The 175-year-old Pulitzer Prize-winning New Orleans Times-Picayune newspaper will reduce the number of days it publishes a print edition to three a week, making the Louisiana city the largest in the United States without a daily newspaper.
Advance Publications, which owns the Times-Picayune, said on Thursday it made the change because of the upheaval in the newspaper industry and the necessity to focus on its digital publications.
The company said three of its newspapers in Alabama - the Huntsville Times, Mobile Press-Register and Birmingham News - would also cut back their print editions to three days a week.
Many newspapers have suffered substantial declines in circulation as readers rely on the Internet for information.
Times-Picayune Publisher Ashton Phelps said in a memo to staff that the changes "will necessitate a reduction" in the workforce but he did not say how many jobs would be lost.
A statement posted on the newspaper's website said the Times-Picayune, the city's only daily newspaper, would offer "enhanced printed newspapers" on Wednesday, Friday and Sunday only.
The company will "significantly increase its online news-gathering efforts 24 hours a day, seven days a week," the announcement said. The changes will take effect in the fall.
Steve Myers, a managing editor at the Poynter Institute, which studies the media, said the decision to cut back on print editions would make New Orleans the largest U.S. city without a daily newspaper.
He said the paper is the first of its size in the country to cut back the print editions so drastically.
The Times-Picayune has won numerous awards since its founding in 1837, including a Pulitzer Prize for its coverage of Hurricane Katrina in 2005.
Privately held Advance Publications said the three Alabama newspapers will focus on improving a shared Alabama website, al.com.

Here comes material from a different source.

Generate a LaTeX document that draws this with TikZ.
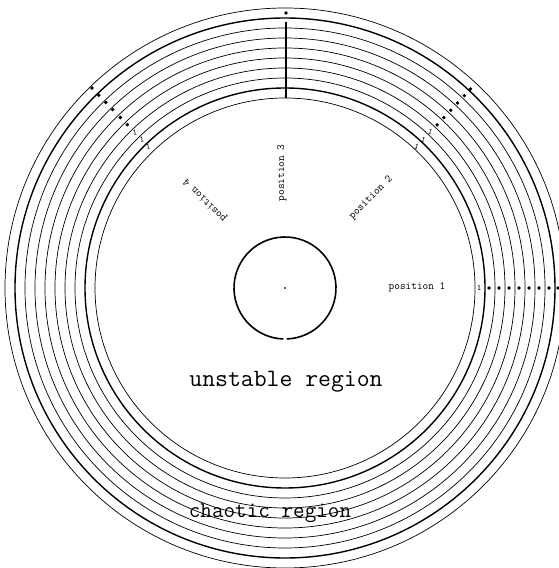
\documentclass[tikz,border=0pt]{standalone}
\usetikzlibrary{calc}
\begin{document}
\begin{tikzpicture}[x=1pt,y=1pt,
  ring/.style={line width=0.7pt},
  thickring/.style={line width=1.4pt},
  pt/.style={circle,fill,inner sep=0pt,minimum size=3.8pt},
  one/.style={font=\ttfamily\fontsize{8.5}{8.5}\selectfont,inner sep=0pt},
  poslbl/.style={font=\ttfamily\fontsize{11}{11}\selectfont,inner sep=0pt},
  region/.style={font=\ttfamily\fontsize{25}{25}\selectfont,inner sep=0pt}]
\useasboundingbox (0,0) rectangle (559,568);
\fill[white] (0,0) rectangle (559,568);
\clip (0,0) rectangle (559,568);
\coordinate (O) at (285,280);
% rings of the chaotic region
\foreach \r in {190,210,220,230,240,250,260,280}
  \draw[ring] (O) circle[radius=\r];
\foreach \r in {200,270}
  \draw[thickring] (O) circle[radius=\r];
% inner circle (small gap at bottom)
\draw[line width=1.6pt] ($(O)+(-88:51)$) arc[start angle=-88, end angle=268, radius=51];
\fill (O) circle[radius=1];
% position 1
\node[one] (p1one) at ($(O)+(0:194)$) {1};
\foreach \r [count=\i] in {204,214,224,234,244,254,264,273}
  \node[pt] (p1d\i) at ($(O)+(0:\r)$) {};
% position 2
\foreach \r [count=\i] in {193,203,213}
  \node[one,rotate=-20] (p2one\i) at ($(O)+(47:\r)$) {1};
\foreach \r [count=\i] in {223,233,243,253,263,272}
  \node[pt] (p2d\i) at ($(O)+(47:\r)$) {};
% position 4
\foreach \r [count=\i] in {197,206,216}
  \node[one,rotate=10] (p4one\i) at ($(O)+(134:\r)$) {1};
\foreach \r [count=\i] in {227,237,248,258,268,278}
  \node[pt] (p4d\i) at ($(O)+(134:\r)$) {};
% position 3
\coordinate (p3a) at ($(O)+(1,190)$);
\coordinate (p3b) at ($(O)+(1,266)$);
\draw[line width=1.1pt] (p3a) -- (p3b);
\node[pt] (p3d) at ($(O)+(1,275)$) {};
% labels
\node[poslbl] (pos1) at (417,281) {position 1};
\node[poslbl,rotate=45] (pos2) at (371,370) {position 2};
\node[poslbl,rotate=90] (pos3) at (282,395) {position 3};
\node[poslbl,rotate=135] (pos4) at (205,368) {position 4};
\node[region] (unst) at (286,186) {unstable region};
\node[region,font=\ttfamily\fontsize{22.5}{22.5}\selectfont] (chaos) at (270,55) {chaotic region};
\end{tikzpicture}
\end{document}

"They will retain a lot of the advertising dollars because what they've done is keep the most profitable days and cut the ones that don't make any money," Myers said.
The key question for readers is whether there will be a reduction in news gathering, he said. "The important thing to look at is how many fewer reporters will they have," Myers said.
In 2009, Advance Publications went to a twice-weekly print edition for The Ann Arbor News in Michigan, and it expanded that to other newspapers in the state last year, Myers said.